Find a specific photo in the album

Find a specific photo in the album

Title: Find a specific photo in the album

Who: Han Cai, Ce Zhang

Inspiration (Introduction):

In our daily life, we must have encountered this situation that sometimes it is hard to find a specific photo in our album. We might forget the concrete location or accurate time of shooting while only remember some key points. We have to look through the whole album to find the photo we want, which is very time consuming. So, we want to develop a model which can help us find the specific photo we want with only a few words or several short description!

Related Work:

https://arxiv.org/pdf/1803.08024.pdf "Stacked Cross Attention for Image-Text Matching"

In this paper, the researchers study the problem of image-text matching. They introduce a method to infer the latent semantic alignment between objects or other salient stuff (e.g. snow, sky, lawn) and the corresponding words in sentences allows to capture fine-grained interplay between vision and language, and makes image-text matching more interpretable.

https://arxiv.org/pdf/2103.00020.pdf "Learning Transferable Visual Models From Natural Language Supervision"
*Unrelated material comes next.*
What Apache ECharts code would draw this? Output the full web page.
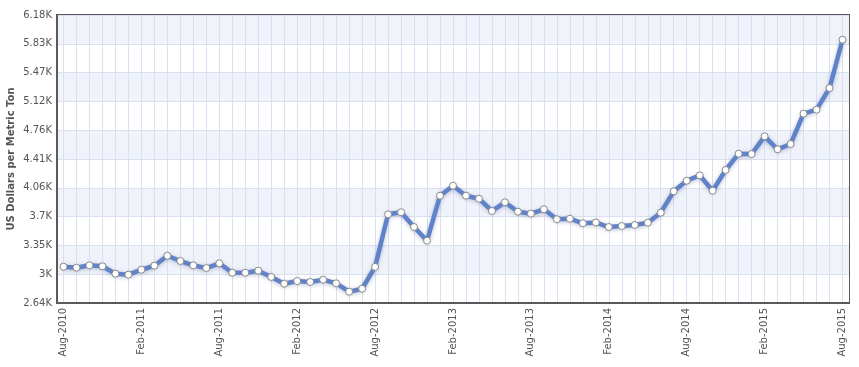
<!DOCTYPE html>
<html>
<head>
<meta charset="utf-8">
<script src="https://cdn.jsdelivr.net/npm/echarts@6/dist/echarts.min.js"></script>
<style>
html,body{margin:0;padding:0;background:#fff;}
#chart{width:859px;height:367px;}
</style>
</head>
<body>
<div id="chart"></div>
<script>
var categories = [
  'Aug-2010','Sep-2010','Oct-2010','Nov-2010','Dec-2010','Jan-2011','Feb-2011','Mar-2011','Apr-2011','May-2011','Jun-2011','Jul-2011',
  'Aug-2011','Sep-2011','Oct-2011','Nov-2011','Dec-2011','Jan-2012','Feb-2012','Mar-2012','Apr-2012','May-2012','Jun-2012','Jul-2012',
  'Aug-2012','Sep-2012','Oct-2012','Nov-2012','Dec-2012','Jan-2013','Feb-2013','Mar-2013','Apr-2013','May-2013','Jun-2013','Jul-2013',
  'Aug-2013','Sep-2013','Oct-2013','Nov-2013','Dec-2013','Jan-2014','Feb-2014','Mar-2014','Apr-2014','May-2014','Jun-2014','Jul-2014',
  'Aug-2014','Sep-2014','Oct-2014','Nov-2014','Dec-2014','Jan-2015','Feb-2015','Mar-2015','Apr-2015','May-2015','Jun-2015','Jul-2015',
  'Aug-2015'
];
var prices = [
  3086,3074,3103,3091,3000,2988,3049,3098,3221,3156,3103,3070,
  3128,3012,3012,3037,2960,2877,2910,2898,2926,2882,2779,2815,
  3084,3730,3755,3574,3406,3959,4082,3959,3922,3771,3878,3762,
  3738,3792,3669,3676,3620,3630,3574,3586,3599,3627,3750,4013,
  4143,4209,4020,4275,4475,4471,4689,4529,4594,4967,5016,5282,
  5876
];
var yTickLabels = ['2.64K','3K','3.35K','3.7K','4.06K','4.41K','4.76K','5.12K','5.47K','5.83K','6.18K'];
var yMin = 2640, yMax = 6180, yStep = 354;
var yName = 'US Dollars per Metric Ton';

var chart = echarts.init(document.getElementById('chart'), null, {renderer:'canvas'});
chart.setOption({
  animation:false,
  backgroundColor:'#ffffff',
  grid:{left:57,top:15,right:10,bottom:64,outerBoundsMode:'none',containLabel:false,show:true,borderColor:'#5a5a5a',borderWidth:2,backgroundColor:'transparent'},
  xAxis:{
    type:'category',
    data:categories,
    boundaryGap:true,
    axisLine:{show:true,lineStyle:{color:'#5a5a5a',width:2}},
    axisTick:{show:false},
    axisLabel:{interval:5,rotate:90,margin:5,color:'#555',fontFamily:'DejaVu Sans',fontSize:10},
    splitLine:{show:true,interval:0,alignWithLabel:true,lineStyle:{color:'#d9e1f0',width:1}}
  },
  yAxis:{
    type:'value',
    min:yMin,max:yMax,interval:yStep,
    name:yName,nameLocation:'middle',nameGap:41,nameMoveOverlap:false,
    nameTextStyle:{color:'#555',fontFamily:'DejaVu Sans',fontSize:10,fontWeight:'bold'},
    axisLine:{show:true,lineStyle:{color:'#5a5a5a',width:2}},
    axisTick:{show:false},
    axisLabel:{margin:5,color:'#555',fontFamily:'DejaVu Sans',fontSize:10,
      formatter:function(v){var k=Math.round((v-yMin)/yStep);return yTickLabels[k]||'';}},
    splitLine:{show:true,lineStyle:{color:'#d9e1f0',width:1}},
    splitArea:{show:true,areaStyle:{color:['#ffffff','#f0f3fa']}}
  },
  series:[{
    type:'line',
    data:prices,
    symbol:'circle',
    symbolSize:7,
    itemStyle:{color:'#ffffff',borderColor:'#8a8a8a',borderWidth:1},
    lineStyle:{color:'#5f82c9',width:4.5,shadowColor:'rgba(60,80,140,0.35)',shadowBlur:4,shadowOffsetY:1},
    z:3
  }]
});
</script>
</body>
</html>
In this paper, the researchers demonstrate that the simple pre-training task of predicting which caption goes with which image is an efficient and scalable way to learn SOTA image representations from scratch on a dataset of 400 million (image, text) pairs collected from the internet. After pre-training, natural language is used to reference learned visual concepts (or describe new ones) enabling zero-shot transfer of the model to downstream tasks.

Data:

We used Flickr30k Dataset in this project, which is a large corpus of 30K images and 150K descriptive captions. We split the whole dataset into a train set, a validation set and a test set. There are 1,000 images in both validation set and test set and 29,783 images in the train set. We stored the information of all images in three different .json files, where the image name is set to be the dictionary key and the dictionary value is a list which consists of 5 corresponding captions and the location of each image.

Methodology:

Architecture: We firstly used a pre-trained Faster R-CNN object detection model to find out objects in each image. Then we used a pre-trained ResNet-34 model to generate object embedding for each detected object. Next, for each image, we passed object embeddings to an image encoder and passed each word in a text encoder. After that, we calculated the similarity score for each image-caption pair. Our entire model architecture is shown in the Final Writeup.
How are you training the model: After we obtained the similarity of each image-caption pair, our model can learn a multi-modal embedding space by jointly training an image encoder and text encoder to maximize the similarity of the image and text embeddings of the N real pairs while minimizing the similarity of the embeddings of the N^2 -N incorrect pairings. Here, we optimized our model by minimizing symmetric cross entropy loss.

Metrics:

We will evaluate the performance of the model on Flickr30k test dataset.
Base goal: R@1, R@5, R@10 = 24%, 54%, 65% on Flickr30k
Target goal: R@1, R@5, R@10 = 33%, 62%, 71% on Flickr30k
Stretch goal: R@1, R@5, R@10 = 43%, 72%, 80% on Flickr30k

Ethics:

Why is Deep Learning a good approach to this problem?
Deep learning can learn complex and high-level feature from both image and text and find their relationship. It's an end-to-end method which trains a possibly complex learning system represented by a single model, bypassing the intermediate process.
What is your dataset? Are there any concerns about how it was collected, or labeled? Is it representative?
We will use Flickr30k to train our model. The resource of the album is from the Internet, so it may include some personal privacy. These datasets are actually not representative enough, it only includes 44,518 object categories.